A significant proportion of our sea areas are strongly impacted by a multitude of human activities, and cumulative effects of various stressors on coastal and marine ecosystems is a pressing problem. The research project CARAMBHA runs between 2020-2022 and will develop methodologies for Marine Strategy Framework Directive status assessments on seafloor integrity.
The seafloor is subject to physical pressures from many activities such as constructions, dredging, marine traffic and trawling, which may co-occur with each other and with e.g climate change and eutrophication. Seabed status is one of 11 so called descriptors used to determine environmental status in the Marine Strategy Framework Directive. According to the MSFD, seafloor integrity status (D6) is to be assessed as proportion of seafloor per broad habitat type adversely affected by human-induced pressures. Currently, compiled information and data is lacking for the Swedish assessment.
The CARAMBHA project will research innovative ways to assess the criteria for seafloor integrity in a necessary spatial context, integrating cumulative impact assessments with spatial indicators of benthic ecosystem function. We will compile and evaluate existing biological, environmental and pressure data, quantify activities and pressures leading to habitat loss in Swedish waters, and estimate the proportion of lost habitat in coastal and offshore areas. We will also conduct stratified sampling of benthic flora and fauna and analyse impacts of anthropogenic pressures on the condition of habitats and ecosystem functions. Finally, we will assess seafloor integrity status for the broad habitat types through comprehensive testing of aggregation principles and scales and suggest thresholds for good environmental status in Swedish marine waters.

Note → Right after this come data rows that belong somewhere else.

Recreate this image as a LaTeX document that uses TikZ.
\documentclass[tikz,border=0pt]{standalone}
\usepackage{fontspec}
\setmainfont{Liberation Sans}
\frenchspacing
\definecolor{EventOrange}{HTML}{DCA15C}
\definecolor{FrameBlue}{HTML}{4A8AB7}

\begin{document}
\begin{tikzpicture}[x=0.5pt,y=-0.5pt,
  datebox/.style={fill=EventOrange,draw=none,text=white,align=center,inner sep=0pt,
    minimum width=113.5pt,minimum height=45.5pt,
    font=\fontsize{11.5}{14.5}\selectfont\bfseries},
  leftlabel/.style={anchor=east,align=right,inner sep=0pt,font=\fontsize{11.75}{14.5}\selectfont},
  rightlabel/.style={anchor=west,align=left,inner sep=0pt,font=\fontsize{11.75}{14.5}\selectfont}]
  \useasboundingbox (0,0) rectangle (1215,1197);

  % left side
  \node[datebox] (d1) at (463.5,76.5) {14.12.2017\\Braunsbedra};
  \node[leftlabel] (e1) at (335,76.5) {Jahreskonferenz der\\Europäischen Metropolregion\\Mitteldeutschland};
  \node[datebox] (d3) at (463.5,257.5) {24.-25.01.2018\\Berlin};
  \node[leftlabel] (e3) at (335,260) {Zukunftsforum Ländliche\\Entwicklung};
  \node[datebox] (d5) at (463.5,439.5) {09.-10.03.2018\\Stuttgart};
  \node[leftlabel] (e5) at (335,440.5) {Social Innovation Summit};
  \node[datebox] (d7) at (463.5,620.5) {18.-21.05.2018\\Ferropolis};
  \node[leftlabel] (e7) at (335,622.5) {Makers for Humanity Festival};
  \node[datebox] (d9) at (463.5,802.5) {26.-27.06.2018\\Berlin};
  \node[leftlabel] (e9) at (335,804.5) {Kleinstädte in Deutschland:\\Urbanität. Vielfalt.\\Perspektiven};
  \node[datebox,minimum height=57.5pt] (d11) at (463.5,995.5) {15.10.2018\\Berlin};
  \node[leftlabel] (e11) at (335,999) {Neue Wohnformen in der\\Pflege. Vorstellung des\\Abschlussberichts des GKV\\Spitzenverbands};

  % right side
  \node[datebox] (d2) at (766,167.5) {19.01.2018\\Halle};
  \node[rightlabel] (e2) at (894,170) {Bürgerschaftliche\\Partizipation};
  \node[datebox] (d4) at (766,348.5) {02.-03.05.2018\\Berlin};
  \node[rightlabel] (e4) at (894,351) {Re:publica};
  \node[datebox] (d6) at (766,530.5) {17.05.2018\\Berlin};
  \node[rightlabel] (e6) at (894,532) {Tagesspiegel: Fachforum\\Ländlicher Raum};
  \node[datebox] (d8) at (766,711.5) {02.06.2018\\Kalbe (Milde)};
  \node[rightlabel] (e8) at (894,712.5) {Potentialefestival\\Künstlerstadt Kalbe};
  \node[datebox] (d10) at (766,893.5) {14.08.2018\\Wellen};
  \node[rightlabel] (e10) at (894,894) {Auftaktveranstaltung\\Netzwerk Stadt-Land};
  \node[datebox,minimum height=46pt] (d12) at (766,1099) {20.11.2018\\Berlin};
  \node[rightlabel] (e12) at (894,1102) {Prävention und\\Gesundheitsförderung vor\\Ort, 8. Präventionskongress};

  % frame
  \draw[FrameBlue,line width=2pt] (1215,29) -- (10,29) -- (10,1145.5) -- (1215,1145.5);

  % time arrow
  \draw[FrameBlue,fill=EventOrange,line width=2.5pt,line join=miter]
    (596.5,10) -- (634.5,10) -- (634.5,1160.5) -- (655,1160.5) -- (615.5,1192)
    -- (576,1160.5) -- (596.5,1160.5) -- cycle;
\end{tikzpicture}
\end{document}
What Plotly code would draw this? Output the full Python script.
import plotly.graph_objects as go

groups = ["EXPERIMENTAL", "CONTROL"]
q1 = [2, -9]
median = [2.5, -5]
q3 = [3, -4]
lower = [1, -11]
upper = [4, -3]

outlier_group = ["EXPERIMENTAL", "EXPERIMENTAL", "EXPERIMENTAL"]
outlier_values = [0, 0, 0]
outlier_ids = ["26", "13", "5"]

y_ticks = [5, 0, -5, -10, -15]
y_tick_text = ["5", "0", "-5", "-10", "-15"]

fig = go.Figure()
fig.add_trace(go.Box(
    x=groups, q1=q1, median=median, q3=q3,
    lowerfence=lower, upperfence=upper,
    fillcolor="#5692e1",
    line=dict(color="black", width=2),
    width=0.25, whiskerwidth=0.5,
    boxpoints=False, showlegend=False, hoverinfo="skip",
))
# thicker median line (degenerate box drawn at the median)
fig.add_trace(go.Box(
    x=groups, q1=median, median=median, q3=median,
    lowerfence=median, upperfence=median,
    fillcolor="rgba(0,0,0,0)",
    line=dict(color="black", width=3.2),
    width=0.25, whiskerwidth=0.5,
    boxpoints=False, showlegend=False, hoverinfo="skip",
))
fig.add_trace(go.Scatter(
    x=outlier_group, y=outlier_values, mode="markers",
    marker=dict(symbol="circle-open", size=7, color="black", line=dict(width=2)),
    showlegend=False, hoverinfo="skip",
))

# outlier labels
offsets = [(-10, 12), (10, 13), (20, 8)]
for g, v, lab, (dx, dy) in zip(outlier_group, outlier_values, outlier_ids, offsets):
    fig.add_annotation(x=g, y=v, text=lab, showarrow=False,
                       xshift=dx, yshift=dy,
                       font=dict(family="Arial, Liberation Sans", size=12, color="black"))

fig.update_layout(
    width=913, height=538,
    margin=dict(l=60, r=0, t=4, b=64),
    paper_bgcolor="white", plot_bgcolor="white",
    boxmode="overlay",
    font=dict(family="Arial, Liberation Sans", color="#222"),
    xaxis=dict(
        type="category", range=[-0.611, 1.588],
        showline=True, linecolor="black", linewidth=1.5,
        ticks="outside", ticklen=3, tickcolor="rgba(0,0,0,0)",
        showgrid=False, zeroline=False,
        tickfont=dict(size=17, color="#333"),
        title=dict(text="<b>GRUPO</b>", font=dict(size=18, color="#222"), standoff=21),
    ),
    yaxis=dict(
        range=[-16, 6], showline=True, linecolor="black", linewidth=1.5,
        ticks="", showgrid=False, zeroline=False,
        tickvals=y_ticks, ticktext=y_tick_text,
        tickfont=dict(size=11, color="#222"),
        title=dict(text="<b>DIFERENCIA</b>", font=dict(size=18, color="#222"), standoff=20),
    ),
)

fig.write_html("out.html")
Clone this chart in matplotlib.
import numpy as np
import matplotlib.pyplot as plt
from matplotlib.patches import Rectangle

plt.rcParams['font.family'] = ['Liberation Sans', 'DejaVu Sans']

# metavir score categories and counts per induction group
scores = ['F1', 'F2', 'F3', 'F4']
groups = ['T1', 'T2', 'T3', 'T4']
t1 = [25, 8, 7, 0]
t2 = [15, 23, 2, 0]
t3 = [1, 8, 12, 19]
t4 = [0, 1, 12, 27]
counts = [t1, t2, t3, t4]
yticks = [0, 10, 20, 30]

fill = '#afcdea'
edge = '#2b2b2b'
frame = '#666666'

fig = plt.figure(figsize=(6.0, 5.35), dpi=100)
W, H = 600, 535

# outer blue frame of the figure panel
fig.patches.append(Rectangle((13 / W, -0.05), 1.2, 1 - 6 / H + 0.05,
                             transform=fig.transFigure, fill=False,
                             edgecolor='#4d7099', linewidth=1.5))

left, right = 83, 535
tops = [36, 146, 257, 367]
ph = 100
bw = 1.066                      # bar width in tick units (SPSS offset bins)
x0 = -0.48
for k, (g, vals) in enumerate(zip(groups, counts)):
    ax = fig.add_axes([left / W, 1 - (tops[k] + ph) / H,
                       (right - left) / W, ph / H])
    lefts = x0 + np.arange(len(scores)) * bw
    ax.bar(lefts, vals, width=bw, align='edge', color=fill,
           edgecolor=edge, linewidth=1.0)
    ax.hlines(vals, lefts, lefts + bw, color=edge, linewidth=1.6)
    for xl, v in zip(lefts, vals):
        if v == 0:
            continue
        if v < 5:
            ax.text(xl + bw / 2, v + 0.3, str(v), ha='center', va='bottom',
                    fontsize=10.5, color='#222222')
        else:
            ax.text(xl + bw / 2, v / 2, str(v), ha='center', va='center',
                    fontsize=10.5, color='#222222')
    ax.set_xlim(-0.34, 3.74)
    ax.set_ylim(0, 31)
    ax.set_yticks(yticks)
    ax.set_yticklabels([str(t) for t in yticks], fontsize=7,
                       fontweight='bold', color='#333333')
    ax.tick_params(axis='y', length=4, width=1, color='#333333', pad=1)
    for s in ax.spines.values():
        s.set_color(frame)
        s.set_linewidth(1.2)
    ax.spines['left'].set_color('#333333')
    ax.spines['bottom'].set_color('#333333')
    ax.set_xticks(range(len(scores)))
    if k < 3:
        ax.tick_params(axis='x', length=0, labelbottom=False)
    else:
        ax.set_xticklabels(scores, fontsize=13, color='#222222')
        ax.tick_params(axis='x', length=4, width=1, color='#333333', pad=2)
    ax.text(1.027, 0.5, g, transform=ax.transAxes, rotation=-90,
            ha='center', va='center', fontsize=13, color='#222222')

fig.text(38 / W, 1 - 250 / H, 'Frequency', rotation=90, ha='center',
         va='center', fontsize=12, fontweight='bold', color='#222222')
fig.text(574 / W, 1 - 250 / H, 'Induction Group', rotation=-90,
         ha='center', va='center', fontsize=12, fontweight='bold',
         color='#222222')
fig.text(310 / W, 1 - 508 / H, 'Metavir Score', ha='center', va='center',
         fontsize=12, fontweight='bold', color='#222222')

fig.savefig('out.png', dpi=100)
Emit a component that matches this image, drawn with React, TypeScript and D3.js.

The project will fill several important gaps in current Swedish marine management, as the latest assessment of MSFD D6 was incomplete. In order to develop the Swedish assessment and make it legally compliant, research is needed to compile new data and propose a suitable assessment scheme. CARAMBHA is a collaboration between AquaBiota Water Research, Hafok AB, Geological Survey of Sweden, Stockholm University and Finnish Environment Institute and has a budget of 5 million SEK. The project is funded by the Swedish Environmental Protection Agency´s Research Grant in collaboration with the Swedish Agency for Marine and Water Management within the call” Forskning om kumulativa effekter på miljön”.